3D scanning gear has existed for quite a few years, but until recently it has been typically quite expensive and available only to businesses who could afford the equipment or through 3D scanning services that provide scans.
Recently there have been a number of different 3D scanning solutions placed on the market at relatively low costs, enabling almost anyone to get started in 3D scanning.
What’s driving the change? We think two things have happened: the invention of software capable of creating 3D scans and the availability of inexpensive depth camera equipment.
It turns out that there is really no such thing as a universal 3D scanner that’s appropriate for all types of use. Further, there seems to have emerged several different “styles” of 3D scanning solutions that can be matched against your requirements.
Tabletop 3D Scanners: These are desktop devices, typically with a turntable of possibly an enclosed light chamber, in which you can 3D scan a small object. Typically these are used for relatively high-resolution precision scans of intricate objects. These options can be found at low prices, sometimes less than USD$1,000. An example could be this Matter and Form scanner.
Handheld 3D Scanners: A number of devices offer this capability, which is often the least expensive hardware based 3D scanning solutions available. The handheld nature of the product means you can easily move about larger objects that might not fit within a tabletop 3D scanner. Pricing is usually less than USD$1,000 (or even USD$500) for prosumer style devices, but can also be very expensive (e.g. multi-tens of thousands of USD$) for professional units offering very high precision scans. A typical example might be the 3D Systems Sense scanner or the Structure Sensor shown here.
Full Body 3D Scanners: A common use case is to 3D scan an entire person or group of people. While this is obviously challenging on a tabletop unit, it’s also difficult to complete with a handheld unit because of subject movement and lighting issues.
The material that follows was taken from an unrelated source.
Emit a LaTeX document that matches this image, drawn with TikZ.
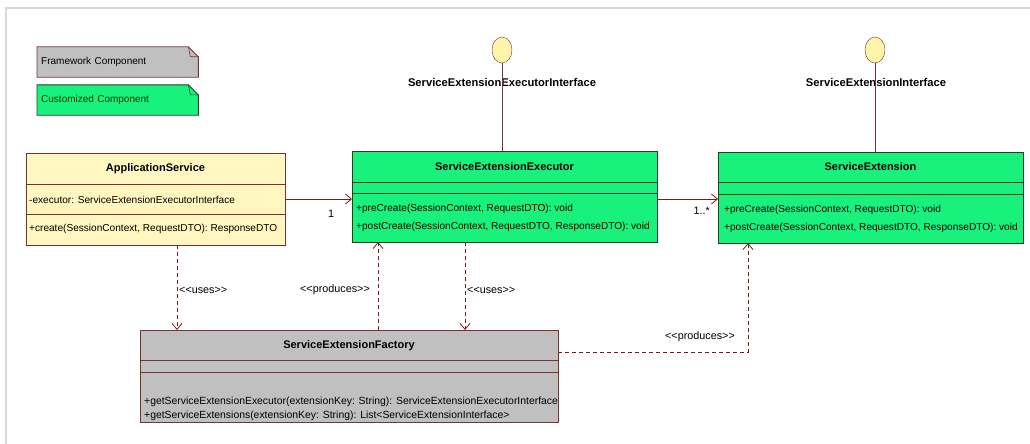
\documentclass[tikz,border=0pt]{standalone}
\usepackage{fontspec}
\setmainfont{Liberation Sans}
\usetikzlibrary{arrows.meta,positioning,shapes,backgrounds}

\definecolor{classyellow}{RGB}{255,246,192}
\definecolor{classgreen}{RGB}{24,242,124}
\definecolor{classgray}{RGB}{192,192,192}
\definecolor{linkred}{RGB}{128,24,24}
\definecolor{edgebrown}{RGB}{120,50,50}
\definecolor{edgedark}{RGB}{40,60,40}
\definecolor{framegray}{RGB}{216,216,216}
\definecolor{lollifill}{RGB}{255,245,170}

\tikzset{
  classbox/.style={draw, rectangle, inner sep=0pt, outer sep=0pt, line width=0.9pt},
  classtitle/.style={font=\bfseries\fontsize{11}{13}\selectfont, inner sep=0pt},
  member/.style={font=\fontsize{10.1}{12}\selectfont, anchor=west, inner sep=0pt},
  widemember/.style={member, font=\fontsize{10.4}{12}\selectfont},
  edgelabel/.style={font=\fontsize{10.8}{12}\selectfont, inner sep=0pt},
  iname/.style={font=\bfseries\fontsize{11.2}{13}\selectfont, inner sep=0pt},
  lolli/.style={draw=edgebrown, fill=lollifill, ellipse, minimum width=20pt, minimum height=26pt, inner sep=0pt},
  legtext/.style={anchor=west, font=\fontsize{10}{12}\selectfont, inner xsep=4pt, text width=153pt, minimum height=30pt},
  assoc/.style={->, draw=linkred, line width=0.8pt},
  dep/.style={->, draw=linkred, line width=0.8pt, dash pattern=on 4pt off 3pt}
}

\begin{document}
\begin{tikzpicture}[x=1pt, y=-1pt, >={Straight Barb[length=6pt,width=10pt]}]
\useasboundingbox (0,0) rectangle (1030,444);

% legend
\node[legtext] (fwnote) at (37,62) {Framework Component};
\node[legtext, text=black!80!green] (cunote) at (37,100) {Customized Component};
\begin{pgfonlayer}{background}
  \draw[framegray, line width=2pt] (6,444) -- (6,8) -- (1030,8);
  \draw[fill=classgray, draw=edgebrown, line width=0.9pt] (fwnote.south west) -- (fwnote.north west) -- ([xshift=-10pt]fwnote.north east) -- ([yshift=-10pt]fwnote.north east) -- (fwnote.south east) -- cycle;
  \draw[draw=edgebrown, line width=0.6pt] ([xshift=-10pt]fwnote.north east) -- ([xshift=-8pt,yshift=-10pt]fwnote.north east) -- ([yshift=-10pt]fwnote.north east);
  \draw[fill=classgreen, draw=edgedark, line width=0.9pt] (cunote.south west) -- (cunote.north west) -- ([xshift=-10pt]cunote.north east) -- ([yshift=-10pt]cunote.north east) -- (cunote.south east) -- cycle;
  \draw[draw=edgedark, line width=0.6pt] ([xshift=-10pt]cunote.north east) -- ([xshift=-8pt,yshift=-10pt]cunote.north east) -- ([yshift=-10pt]cunote.north east);
\end{pgfonlayer}

% ApplicationService
\node[classbox, fill=classyellow, draw=edgebrown, minimum width=259pt, minimum height=92pt] (app) at (155.5,199) {};
\node[classtitle] (apptitle) at ([yshift=-15.5pt]app.north) {ApplicationService};
\draw[edgebrown, line width=0.9pt] ([yshift=-31pt]app.north west) -- ([yshift=-31pt]app.north east);
\draw[edgebrown, line width=0.9pt] ([yshift=-61pt]app.north west) -- ([yshift=-61pt]app.north east);
\node[member] (appattr) at ([xshift=3pt,yshift=-47pt]app.north west) {-executor: ServiceExtensionExecutorInterface};
\node[member] (appop) at ([xshift=3pt,yshift=-76pt]app.north west) {+create(SessionContext, RequestDTO): ResponseDTO};

% ServiceExtensionExecutor
\node[classbox, fill=classgreen, draw=edgedark, minimum width=305pt, minimum height=91pt] (exe) at (504.5,196.5) {};
\node[classtitle] (exetitle) at ([yshift=-16pt]exe.north) {ServiceExtensionExecutor};
\draw[edgedark, line width=0.9pt] ([yshift=-31pt]exe.north west) -- ([yshift=-31pt]exe.north east);
\draw[edgedark, line width=0.9pt] ([yshift=-42pt]exe.north west) -- ([yshift=-42pt]exe.north east);
\node[member] (exepre) at ([xshift=4pt,yshift=-58pt]exe.north west) {+preCreate(SessionContext, RequestDTO): void};
\node[member] (exepost) at ([xshift=4pt,yshift=-76pt]exe.north west) {+postCreate(SessionContext, RequestDTO, ResponseDTO): void};

% ServiceExtension
\node[classbox, fill=classgreen, draw=edgedark, minimum width=305pt, minimum height=91pt] (ext) at (870.5,197.5) {};
\node[classtitle] (exttitle) at ([yshift=-15pt]ext.north) {ServiceExtension};
\draw[edgedark, line width=0.9pt] ([yshift=-30pt]ext.north west) -- ([yshift=-30pt]ext.north east);
\draw[edgedark, line width=0.9pt] ([yshift=-42pt]ext.north west) -- ([yshift=-42pt]ext.north east);
\node[member] (extpre) at ([xshift=6pt,yshift=-58pt]ext.north west) {+preCreate(SessionContext, RequestDTO): void};
\node[member] (extpost) at ([xshift=6pt,yshift=-76pt]ext.north west) {+postCreate(SessionContext, RequestDTO, ResponseDTO): void};

% ServiceExtensionFactory
\node[classbox, fill=classgray, draw=edgebrown, minimum width=418pt, minimum height=92pt] (fac) at (349,376) {};
\node[classtitle] (factitle) at ([yshift=-16pt]fac.north) {ServiceExtensionFactory};
\draw[edgebrown, line width=0.9pt] ([yshift=-30pt]fac.north west) -- ([yshift=-30pt]fac.north east);
\draw[edgebrown, line width=0.9pt] ([yshift=-42pt]fac.north west) -- ([yshift=-42pt]fac.north east);
\node[widemember] (facexe) at ([xshift=4pt,yshift=-72pt]fac.north west) {+getServiceExtensionExecutor(extensionKey: String): ServiceExtensionExecutorInterface};
\node[widemember] (facext) at ([xshift=4pt,yshift=-86pt]fac.north west) {+getServiceExtensions(extensionKey: String): List<ServiceExtensionInterface>};

% interfaces
\node[lolli] (iexe) at (502,50) {};
\node[iname] (iexename) at (502,82) {ServiceExtensionExecutorInterface};
\draw[edgebrown, line width=0.8pt] (iexe.south) -- (iexe.south |- exe.north);
\node[lolli] (iext) at (875,50) {};
\node[iname] (iextname) at (876,82) {ServiceExtensionInterface};
\draw[edgebrown, line width=0.8pt] (iext.south) -- (iext.south |- ext.north);

% associations
\draw[assoc] (app.east) -- (app.east -| exe.west);
\node[edgelabel] (mult1) at (331,214) {1};
\draw[assoc] ([yshift=-2.5pt]exe.east) -- ([yshift=-2.5pt]exe.east -| ext.west);
\node[edgelabel, anchor=east] (multn) at (710,211) {1..*};

% dependencies
\draw[dep] ([xshift=21.5pt]app.south) -- ([xshift=21.5pt]app.south |- fac.north);
\node[edgelabel, anchor=west] (usesa) at (179,290) {<{}<uses>{}>};
\draw[dep] ([xshift=29pt]fac.north) -- ([xshift=29pt]fac.north |- exe.south);
\node[edgelabel] (prodexe) at (335,290) {<{}<produces>{}>};
\draw[dep] ([xshift=-39.5pt]exe.south) -- ([xshift=-39.5pt]exe.south |- fac.north);
\node[edgelabel, anchor=west] (usesb) at (467,290) {<{}<uses>{}>};
\draw[dep] ([yshift=24pt]fac.east) -| ([xshift=-122.5pt]ext.south);
\node[edgelabel] (prodext) at (700,337) {<{}<produces>{}>};
\end{tikzpicture}
\end{document}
Full Body 3D Scanners solve the problem by arranging for proper uniform lighting and precision scanner movements. Pricing for such units is widely varying, ranging from the inexpensive FUBOSS system to custom-made units involving simultaneous exposure of dozens of DSLR cameras shown here, which will set you back many tens of thousands of USD$.
Optical 3D Scanning Solutions: It’s also possible to prepare reasonable quality 3D scans using optical techniques. Basically, you capture a series of high-quality 2D images from 360 degrees and let software interpret them into a good quality 3D model. Sometimes the software is found in a cloud service like 123D Catch or TRNIO (Shown above), or such processing software can be purchased separately. This technique is capable of capturing very large objects, but it does depend on having certain conditions (e.g. background patterns, uniform lighting) to succeed.
Today might be the best time in history to shop for 3D scanning solutions with so many good options available.
At least until next year, when there will be even more.